Auteur du livre « Agriculture algérienne : entre progrès et regrets » paru aux éditions El-Imal en 2021, M. Kader recommande : « Il n’est jamais bon d’interdire quoi que ce soit, mais les pouvoirs publics doivent prendre des mesures pour endiguer ce phénomène qui grève les surfaces dédiées aux cultures stratégiques que l’État subventionne ».
Mais alors, que faut-il faire pour que la céréaliculture soit plus productive et que l’Algérie arrive à des niveaux intéressants de production ?
« Les pouvoirs publics ont lancé à travers l’ODAS (Office de Développement de l’Agriculture industrielle en terres sahariennes), un programme de production de céréales dans les régions du sud qui peuvent combler à moyen et long termes les déficits en céréales. Mais pas toutes les céréales. Le blé tendre, donc le produit le plus importé (plus de 6 millions de tonnes en 2021) et le plus consommé, est une culture localisée assez capricieuse, alors que le blé dur et l’orge sont un peu moins exigeants. À moins de changer nos habitudes alimentaires, il serait vain de chercher à produire quoi qu’il en coûte du blé tendre », développe Ali Kader.
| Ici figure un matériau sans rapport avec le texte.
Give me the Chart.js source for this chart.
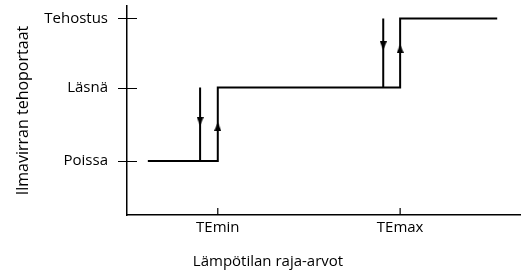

Il estime intéressant de se focaliser sur la façon d’améliorer la productivité des autres cultures. « Il n’est pas nécessaire de se lancer dans des productions aléatoires qui au final ne régleront rien, il suffit de s’orienter vers ce que l’on sait le plus produire et l’améliorer. C’est à ce prix que s’acquiert la sécurité alimentaire », observe-t-il.